FASHION From cringeworthy to overboard, Bollywood seems to have got red-carpet glamour all wrong at Cannes

Just when will Bollywood get it right? As the world celebrates 100 years of Indian cinema, Indian stars, it seems, went a little overboard in projecting the ethnic look at the Cannes red carpet that saw Sonam Kapoor, Vidya Balan and Sherlyn Chopra either going big on bling or heavy on jewellery and embroidery.

Aishwarya Rai, who has been a regular at Cannes for 11 years, didn’t go for the Indian look but was panned for her choice of clothes and hair-do.

The display seemed surprising, considering that well-known designers such as Sabyasachi Mukherjee, Anamika Khanna and Abu Jani-Sandeep Khosla were helping the stars put their best foot forward at the Cannes International Film Festival, which ends May 26.

Vidya was part of the jury at the Cannes, where India was the guest country this year. Rubbing shoulders with the likes of Ang Lee, Christopher Waltz and Nicole Kidman at the gala, Vidya looked sophisticated in a maroon and black lehenga-choli, but thereafter, her fashion choices only earned her brickbats. If one day she wore an elaborate nose ring, on another she chose an ivory ensemble complete with a white dupatta on her head, prompting women back home to ask just what image of India she wanted to project. Sabyasachi said the idea was to dress her in “little embellishments” and to give her “a purist ethnic” look. Even though traditional suits Vidya, most of her looks at Cannes, barring one — a simple brown sari with a maroon blouse — failed to impress, say stylists.

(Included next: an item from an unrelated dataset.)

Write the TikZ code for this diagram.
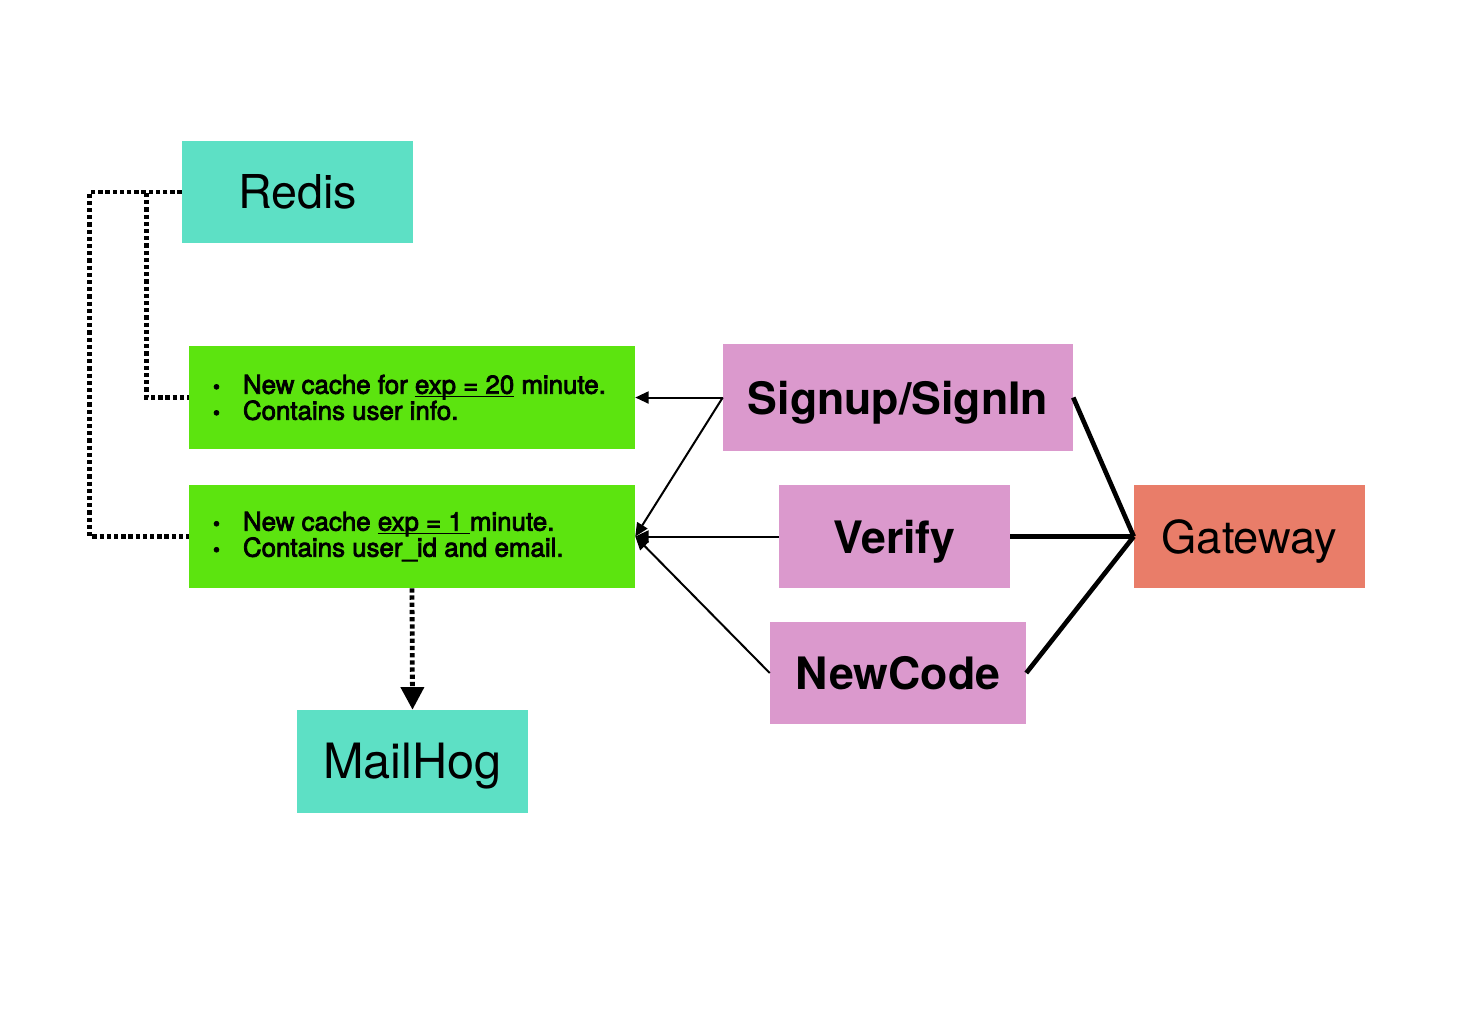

“Vidya played it safe by going traditional as it has always worked for her. What she had picked up was really good, but badly styled. The choice of nose ring and the use of dupatta on the head were not required,” says fashion stylist Shane Lonen, who has worked with the likes of Sonakshi Sinha, Karisma Kapoor and Prachi Desai.

Another actor Sonam Kapoor, considered a fashion diva back home, seemed to have gone overboard too — be it with her stylised sari teamed with a full-sleeved jacket, over-sized nose ring or bold eye make-up. She made it up later with a voluminous floral Dolce and Gabbana off-shoulder gown.

“Sonam has mostly been a delight to watch in all appearances, but not in Cannes. She went overboard with her efforts to keep her style-quotient unique and high. Had she worn the sari as a standalone, minus her eye makeup and over-indigenous nose ring, she would have been endearing enough,” says fashion stylist Saachi Vijaywargia.

Aishwarya, said Cannes watchers, has improved in her choice of red carpet ensembles over the years. This year, she played it safe with either black or a heavily embellished full-sleeved multi-pastel coloured ensemble by Abu Jani-Sandeep Khosla, but she could have done with some more colour.

“I definitely think a dash of colour would’ve been nice for Aishwarya’s look,” says fashion stylist Nikita Rijhsinghani. The actor slipped into a metallic blue gown one day.

Some of India’s past representatives at Cannes have been subtle and simple in their fashion picks. Nandita Das, and Sharmila Tagore before her, have managed to turn heads with their simple, elegant saris and classic pieces of jewellery, representing the country’s ethnic tradition very well.

Designer Amit GT feels black and white are “outdated” colours, but they were a hit with the Indian actors this year. Kamasutra 3D -actor Sherlyn Chopra went for a daring transparent black ensemble, and Mallika Sherawat opted for a black gown on one day of the event.

Rijhsinghani gave a thumbs down to Sherlyn. “There are a million-and-one looks to look sensuous! Kill the transparency, for starters.”

Sensuous can mean more than just showing skin, says Lonen. “Sensuous don’t mean revealing skin,” he says. Mallika also went all wrong with her blingy gold dress, says Amit GT, who felt the look was “most cringeworthy”.